» **Material for the task**
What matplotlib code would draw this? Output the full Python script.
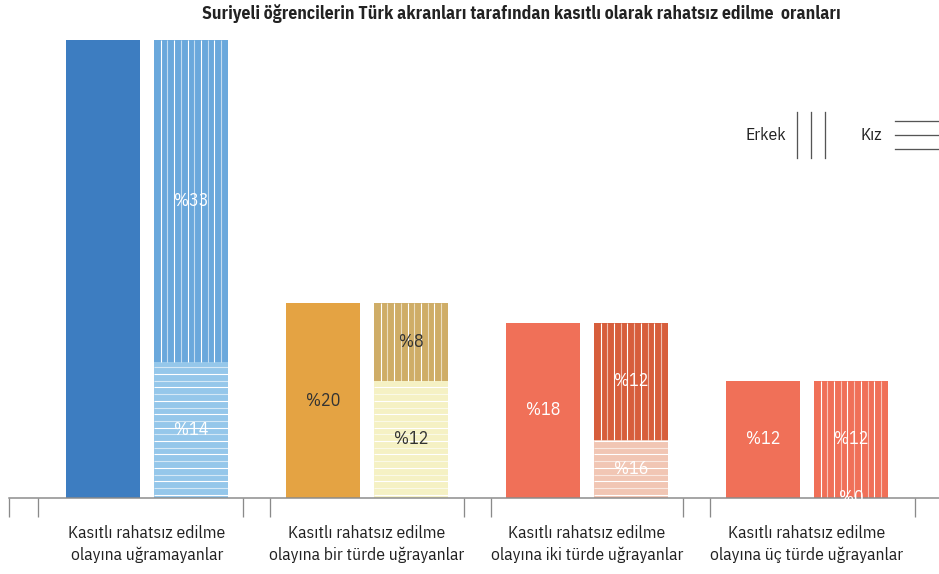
import matplotlib
matplotlib.use("Agg")
import matplotlib.pyplot as plt
from matplotlib.lines import Line2D

# ---- data -------------------------------------------------------------
categories = [
    "Kasıtlı rahatsız edilme\nolayına uğramayanlar",
    "Kasıtlı rahatsız edilme\nolayına bir türde uğrayanlar",
    "Kasıtlı rahatsız edilme\nolayına iki türde uğrayanlar",
    "Kasıtlı rahatsız edilme\nolayına üç türde uğrayanlar",
]
total_values = [47, 20, 18, 12]
total_labels = ["", "%20", "%18", "%12"]
erkek_values = [33, 8, 12, 12]
erkek_labels = ["%33", "%8", "%12", "%12"]
kiz_values = [14, 12, 6, 0]
kiz_labels = ["%14", "%12", "%16", "%0"]

# ---- styling ----------------------------------------------------------
total_colors = ["#3d7dc1", "#e4a343", "#f07058", "#f07058"]
erkek_colors = ["#6aa8dc", "#cfad67", "#d75e3c", "#f07058"]
kiz_colors = ["#95c7ea", "#f5f1c4", "#f1c6b4", "#f1c6b4"]
text_colors = ["white", "#333333", "white", "white"]

FONT = ["IBM Plex Sans Condensed", "DejaVu Sans"]
plt.rcParams["font.family"] = FONT

DPI = 100
W, H = 939, 574


def pt(px):
    return px * 72.0 / DPI


fig = plt.figure(figsize=(W / DPI, H / DPI), dpi=DPI)
fig.patch.set_facecolor("white")

base_px = 498
unit_px = 9.75
ymax = 50
left_px = 9
ax = fig.add_axes([left_px / W, (H - base_px) / H, (W - left_px) / W,
                   ymax * unit_px / H])

group_px = 220.0
center_px = 147.0
ax.set_xlim((left_px - center_px) / group_px, (W - center_px) / group_px)
ax.set_ylim(0, ymax)

bar_w = 74 / group_px
offset = 44 / group_px
xs = list(range(len(categories)))

solid = ax.bar([x - offset for x in xs], total_values, width=bar_w,
               color=total_colors, linewidth=0)
kiz = ax.bar([x + offset for x in xs], kiz_values, width=bar_w,
             color=kiz_colors, linewidth=0)
erk = ax.bar([x + offset for x in xs], erkek_values, width=bar_w,
             bottom=kiz_values, color=erkek_colors, linewidth=0)

# pattern fill: vertical stripes for Erkek, horizontal stripes for Kız
step_px = 6.7
hatch_lw = pt(1.1)
for p in erk.patches:
    x0, w = p.get_x(), p.get_width()
    y0, h = p.get_y(), p.get_height()
    if h <= 0:
        continue
    step = step_px / group_px
    xv = x0 + step
    k = 0
    while xv < x0 + w - step * 0.3:
        ax.vlines(xv, y0, y0 + h, colors="white",
                  alpha=1.0 if k % 2 == 0 else 0.6,
                  linewidth=hatch_lw, zorder=3)
        xv += step
        k += 1
for p in kiz.patches:
    x0, w = p.get_x(), p.get_width()
    y0, h = p.get_y(), p.get_height()
    if h <= 0:
        continue
    step = step_px / unit_px
    yv = y0 + step * 0.5
    k = 0
    while yv < y0 + h:
        ax.hlines(yv, x0, x0 + w, colors="white",
                  alpha=1.0 if k % 2 == 0 else 0.6,
                  linewidth=hatch_lw, zorder=3)
        yv += step
        k += 1

lab_size = pt(18)
for i, x in enumerate(xs):
    if total_labels[i]:
        ax.text(x - offset, total_values[i] / 2, total_labels[i],
                ha="center", va="center", color=text_colors[i],
                fontsize=lab_size, zorder=5)
    ax.text(x + offset, kiz_values[i] / 2, kiz_labels[i], ha="center",
            va="center", color=text_colors[i], fontsize=lab_size, zorder=5)
    ax.text(x + offset, kiz_values[i] + erkek_values[i] / 2,
            erkek_labels[i], ha="center", va="center",
            color=text_colors[i], fontsize=lab_size, zorder=5)

# axis: only the bottom spine with long downward ticks
for s in ["top", "right", "left"]:
    ax.spines[s].set_visible(False)
ax.spines["bottom"].set_color("#8a8a8a")
ax.spines["bottom"].set_linewidth(pt(1.5))
ax.spines["bottom"].set_zorder(4)
tick_px = [9, 38, 243, 270, 464, 491, 683, 710, 915]
ax.set_xticks([(p - center_px) / group_px for p in tick_px])
ax.set_xticklabels([])
ax.tick_params(axis="x", which="major", direction="out", length=pt(19),
               width=pt(1.3), color="#8a8a8a")
ax.set_xticks(xs, minor=True)
ax.set_xticklabels(categories, minor=True, fontsize=pt(17.5),
                   color="#222222", linespacing=1.4)
ax.tick_params(axis="x", which="minor", length=0, pad=pt(27))
ax.set_yticks([])

# title
fig.text(521 / W, 1 - 13 / H,
         "Suriyeli öğrencilerin Türk akranları tarafından kasıtlı olarak rahatsız edilme  oranları",
         ha="center", va="center", fontsize=pt(17.8), fontweight="bold",
         color="#222222")

# legend drawn as text plus line glyphs
leg_col = "#555555"
fig.text(786 / W, 1 - 135 / H, "Erkek", ha="right", va="center",
         fontsize=pt(17.5), color="#222222")
for xp in [797, 811, 825]:
    fig.add_artist(Line2D([xp / W, xp / W], [1 - 112 / H, 1 - 158 / H],
                          color=leg_col, linewidth=pt(1.3)))
fig.text(882 / W, 1 - 135 / H, "Kız", ha="right", va="center",
         fontsize=pt(17.5), color="#222222")
for yp in [121, 135, 149]:
    fig.add_artist(Line2D([895 / W, 939 / W], [1 - yp / H, 1 - yp / H],
                          color=leg_col, linewidth=pt(1.3)))

fig.savefig("out.png", dpi=DPI, facecolor="white")
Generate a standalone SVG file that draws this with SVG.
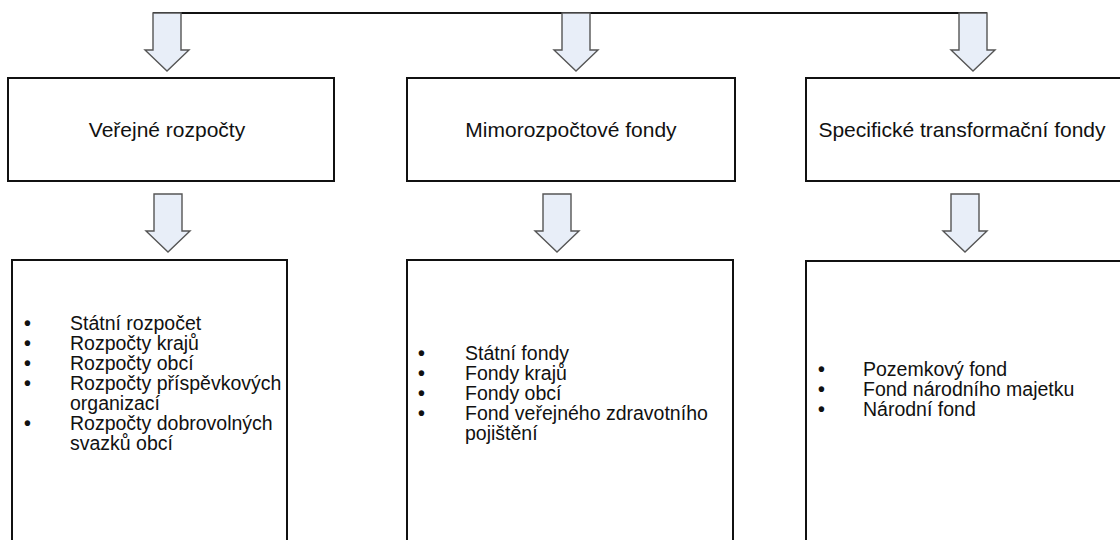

» **Goal of the exercise**
Reproduce only the lines of the records from the start up to and including the line that holds "bottom=kiz_values, color=erkek_colors, linewidth=0)"; do not carry over any picture.

» **Answer for the task**
What matplotlib code would draw this? Output the full Python script.
import matplotlib
matplotlib.use("Agg")
import matplotlib.pyplot as plt
from matplotlib.lines import Line2D

# ---- data -------------------------------------------------------------
categories = [
    "Kasıtlı rahatsız edilme\nolayına uğramayanlar",
    "Kasıtlı rahatsız edilme\nolayına bir türde uğrayanlar",
    "Kasıtlı rahatsız edilme\nolayına iki türde uğrayanlar",
    "Kasıtlı rahatsız edilme\nolayına üç türde uğrayanlar",
]
total_values = [47, 20, 18, 12]
total_labels = ["", "%20", "%18", "%12"]
erkek_values = [33, 8, 12, 12]
erkek_labels = ["%33", "%8", "%12", "%12"]
kiz_values = [14, 12, 6, 0]
kiz_labels = ["%14", "%12", "%16", "%0"]

# ---- styling ----------------------------------------------------------
total_colors = ["#3d7dc1", "#e4a343", "#f07058", "#f07058"]
erkek_colors = ["#6aa8dc", "#cfad67", "#d75e3c", "#f07058"]
kiz_colors = ["#95c7ea", "#f5f1c4", "#f1c6b4", "#f1c6b4"]
text_colors = ["white", "#333333", "white", "white"]

FONT = ["IBM Plex Sans Condensed", "DejaVu Sans"]
plt.rcParams["font.family"] = FONT

DPI = 100
W, H = 939, 574


def pt(px):
    return px * 72.0 / DPI


fig = plt.figure(figsize=(W / DPI, H / DPI), dpi=DPI)
fig.patch.set_facecolor("white")

base_px = 498
unit_px = 9.75
ymax = 50
left_px = 9
ax = fig.add_axes([left_px / W, (H - base_px) / H, (W - left_px) / W,
                   ymax * unit_px / H])

group_px = 220.0
center_px = 147.0
ax.set_xlim((left_px - center_px) / group_px, (W - center_px) / group_px)
ax.set_ylim(0, ymax)

bar_w = 74 / group_px
offset = 44 / group_px
xs = list(range(len(categories)))

solid = ax.bar([x - offset for x in xs], total_values, width=bar_w,
               color=total_colors, linewidth=0)
kiz = ax.bar([x + offset for x in xs], kiz_values, width=bar_w,
             color=kiz_colors, linewidth=0)
erk = ax.bar([x + offset for x in xs], erkek_values, width=bar_w,
             bottom=kiz_values, color=erkek_colors, linewidth=0)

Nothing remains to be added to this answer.